Dimming light sources other than incandescent is a technical challenge.  It requires the ballast (for fluorescent, HID, cold cathode, etc.) or the driver (for LEDs) to precisely control the amperage and the voltage, and may also require converting the incoming AC to a DC output (for some LEDs).  This is difficult for fluorescent and HID lamps because the electricity must arc from one side of the lamp to the other, and at low power levels that arc simply fails.  Dimming LEDs often results in a visibly jittery dimming curve as well as a jump to zero when dimming down and a jump to on when dimming up. (This article in Electrical Construction & Maintenance is a good overview of the problems with dimming LEDs.)

In architectural lighting, however, the inability to dim all the way to zero is usually not seen as a problem.  Typical dimming applications such as classrooms and meeting rooms may want to dim lights for a presentation, but some light is still desirable so that attendees can see each other for discussion and see their desktop to take notes. Dimming is acceptable as long as the dimming is smooth down to a minimum light level.  In these installations the drop from, say, ten percent to zero isn’t an issue because it doesn’t happen until the room is empty and the lights are turned completely off.

With 0-10V dimming, though, the dimmer or driver is powered by the incoming line voltage, so its always operating.  As a result, its minimum operating capacity is also the fully dimmed state.  A 100-10% ballast or driver, for example, has a minimum output of 10% not zero.  When the fader is at the bottom of its travel we would normally expect the lights to go off, but they only go to 10%.  Here’s a graph showing the performance of representative LED fixtures dimmed with a 0-10V dimmer.

Source: U.S. DOE
Source: U.S. DOE

The solution is to provide separate switching of the line voltage delivered to the fixture.  Most wallbox dimmers have a toggle switch below the fader so that the fixture can be shut off at any time.    Here’s a schematic of a simple circuit.

Source:  U.S. DOE
Source: U.S. DOE

Other solutions come from other dimming techniques, including three-wire and four-wire dimming where the line voltage and the control signal come out of the same device.  This guarantees that at a minimum state power to the fixture is shut off.  Other control protocols, notably DMX512, and the electronics that utilize them can usually dim to zero.

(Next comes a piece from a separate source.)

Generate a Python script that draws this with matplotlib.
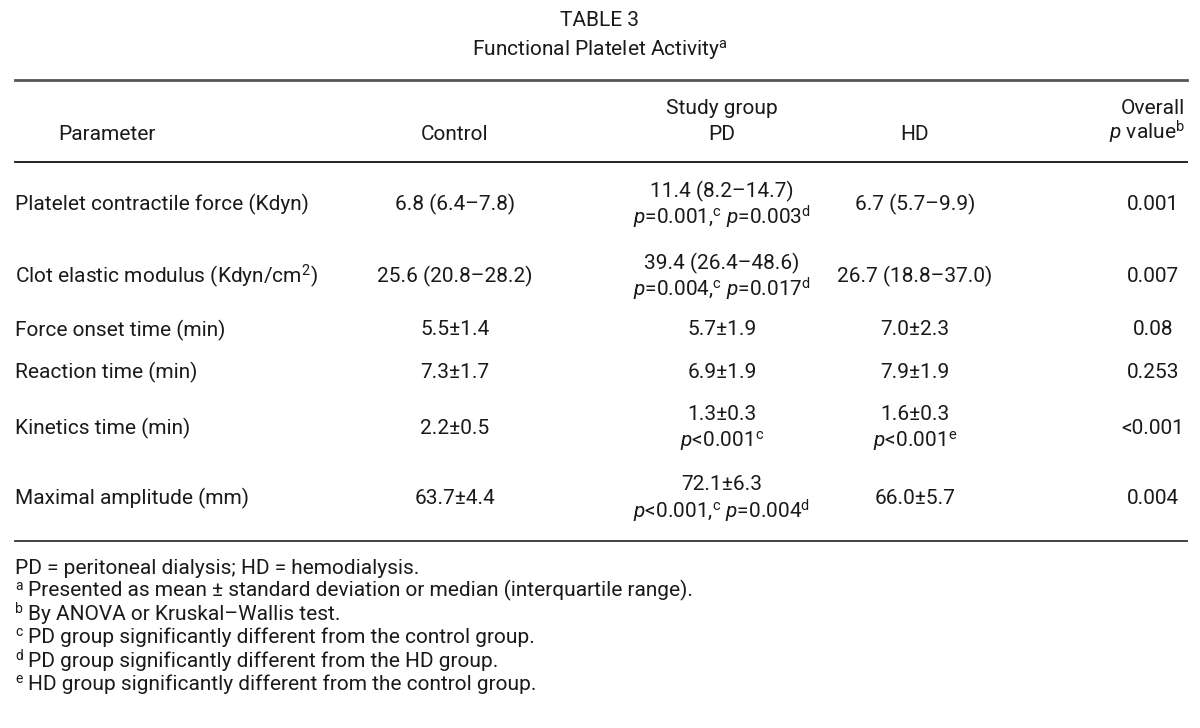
import matplotlib
matplotlib.use("Agg")
import matplotlib.pyplot as plt
from matplotlib.lines import Line2D
from matplotlib import font_manager

entries = font_manager.fontManager.ttflist
FONT = "Roboto" if any(e.name == "Roboto" for e in entries) else "DejaVu Sans"
FS = 15.0

plt.rcParams['font.family'] = [FONT, 'DejaVu Sans']
plt.rcParams['mathtext.fontset'] = 'custom'
plt.rcParams['mathtext.rm'] = FONT
plt.rcParams['mathtext.it'] = f"{FONT}:italic"
plt.rcParams['mathtext.bf'] = f"{FONT}:bold"

# ---- data ----
title = "TABLE 3"
subtitle = r"Functional Platelet Activity$^{\mathrm{a}}$"
col_headers = ["Parameter", "Control", "Study group", "PD", "HD", "Overall", r"$p$ value$^{\mathrm{b}}$"]
parameters = ["Platelet contractile force (Kdyn)",
              r"Clot elastic modulus (Kdyn/cm$^{\mathrm{2}}$)",
              "Force onset time (min)",
              "Reaction time (min)",
              "Kinetics time (min)",
              "Maximal amplitude (mm)"]
control = ["6.8 (6.4–7.8)", "25.6 (20.8–28.2)", "5.5±1.4", "7.3±1.7", "2.2±0.5", "63.7±4.4"]
pd_vals = ["11.4 (8.2–14.7)", "39.4 (26.4–48.6)", "5.7±1.9", "6.9±1.9", "1.3±0.3", "72.1±6.3"]
pd_p = [r"$p$=0.001,$^{\mathrm{c}}$ $p$=0.003$^{\mathrm{d}}$",
        r"$p$=0.004,$^{\mathrm{c}}$ $p$=0.017$^{\mathrm{d}}$",
        "", "",
        r"$p$<0.001$^{\mathrm{c}}$",
        r"$p$<0.001,$^{\mathrm{c}}$ $p$=0.004$^{\mathrm{d}}$"]
hd_vals = ["6.7 (5.7–9.9)", "26.7 (18.8–37.0)", "7.0±2.3", "7.9±1.9", "1.6±0.3", "66.0±5.7"]
hd_p = ["", "", "", "", r"$p$<0.001$^{\mathrm{e}}$", ""]
overall_p = ["0.001", "0.007", "0.08", "0.253", "<0.001", "0.004"]
footnote_marks = ["", "a", "b", "c", "d", "e"]
footnote_texts = ["PD = peritoneal dialysis; HD = hemodialysis.",
                  "Presented as mean ± standard deviation or median (interquartile range).",
                  "By ANOVA or Kruskal–Wallis test.",
                  "PD group significantly different from the control group.",
                  "PD group significantly different from the HD group.",
                  "HD group significantly different from the control group."]

# ---- layout (pixels) ----
W, H = 1200, 728
fig = plt.figure(figsize=(W / 100, H / 100), dpi=100)

def T(x, y, s, ha='left', va='center', fs=FS):
    fig.text(x / W, 1 - y / H, s, ha=ha, va=va, fontsize=fs, color='#1a1a1a')

def hline(y, lw, color):
    fig.add_artist(Line2D([15 / W, 1187 / W], [1 - y / H, 1 - y / H], lw=lw, color=color,
                          transform=fig.transFigure))

T(600, 21, title, ha='center')
T(600, 50, subtitle, ha='center')
hline(80, 2.0, '#555555')

col_x = [107, 455, 722, 915, 1153]
T(col_x[0], 134, col_headers[0], ha='center')
T(col_x[1], 134, col_headers[1], ha='center')
T(col_x[2], 108, col_headers[2], ha='center')
T(col_x[2], 134, col_headers[3], ha='center')
T(col_x[3], 134, col_headers[4], ha='center')
T(1185, 108, col_headers[5], ha='right')
T(1185, 132, col_headers[6], ha='right')
hline(162, 1.3, '#111111')

row_y = [204, 276, 330, 372, 428, 498]
for i, y in enumerate(row_y):
    T(15, y, parameters[i])
    T(col_x[1], y, control[i], ha='center')
    if pd_p[i]:
        T(col_x[2], y - 13, pd_vals[i], ha='center')
        T(col_x[2], y + 13, pd_p[i], ha='center')
    else:
        T(col_x[2], y, pd_vals[i], ha='center')
    if hd_p[i]:
        T(col_x[3], y - 13, hd_vals[i], ha='center')
        T(col_x[3], y + 13, hd_p[i], ha='center')
    else:
        T(col_x[3], y, hd_vals[i], ha='center')
    T(col_x[4], y, overall_p[i], ha='center')

hline(541, 1.3, '#333333')

for j, (m, s) in enumerate(zip(footnote_marks, footnote_texts)):
    base = 573.5 + 23.3 * j
    if m:
        T(15.5, base - 7, m, va='baseline', fs=10)
        T(28, base, s, va='baseline')
    else:
        T(15, base, s, va='baseline')

fig.savefig("out.png", dpi=100, facecolor='white')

A Challenge for LED Luminaires

Today I was at an LED “shootout” at the New York City office of Barbizon (special thanks to John Gebbe and Scott Hali).  We were looking at products that might be used in a specific application – that of lighting an auditorium or theatre.  The shootout was between 26 fixtures from 17 manufacturers, all installed at a height of 10′.

Architecturally, the designer is essentially lighting three conjoined rooms:  the orchestra, where the ceiling can be 35′ high or more; the balcony, where the ceiling can range from 12′ to 25′ because of the steep slope of the seating; under the balcony, where the ceiling may range from 12′ to 18′, again because of the slope of the seating.

The first part of the challenge is to find a set of fixtures that can provide even illumination in these three spaces, each one of which has a sloped floor and therefore a  varying throw distance.  The second part of the challenge is for all of the fixtures to dim simultaneously.  Unfortunately, I don’t think we saw success.  Here’s what we saw.

First, only one manufacturer had a product line for all three possible mounting conditions – pendant, surface, and recessed.  That manufacturer, though, didn’t have three beam spread and/or brightness options to meet the range of typical installation heights.

Second, LED manufacturing is maturing, but it’s not mature.  That means we still don’t have strong, industry-wide standards for things like color.  In many cases it was difficult to use fixtures from two or more manufacturers because the color of the light produced (visually evaluated, and measured in color temperature, peak wavelength and spectral content) clearly didn’t match.

Finally, getting fixtures from multiple manufacturers to dim simultaneously proved very difficult.  Each set of installed fixtures would need its own (perhaps custom) dimming curve just to get a close match, and identical performance seemed impossible.   The problem here is three-fold.  First, multiple control protocols would be required.  The fixtures demonstrated used line voltage dimming, three-wire dimming, 0-10v DC, and DMX protocols.  That’s not a deal breaker, but it is an unfortunate complication.  Second, some of the LED drivers produced unacceptable dips, flickering, or pulsing of the light as they dimmed.  Third, some of the LED drivers couldn’t make a smooth transition from darkness or light, or light to darkness.  We saw fixtures pop on and drop out, dim up nicely but not dim out well, and dim out well but pop on.  Eventually this might be as easy as working with incandescent lamps, but not yet.

The easy lesson was that, for now, the safest choice for smooth dimming from darkness to full light is still incandescent.  The color of the light from fixtures in all of the installation conditions will match, the dimming curves will be the same, and they’re easy to dim.

The complicated lesson was that it is absolutely essential to mock up the proposed lighting system, using the LEDs, drivers, control protocols, and dimming equipment that will be installed.  It’s the only way to be certain that the start and end of a show, when the house lights dim down and then back up, isn’t a light show of its own.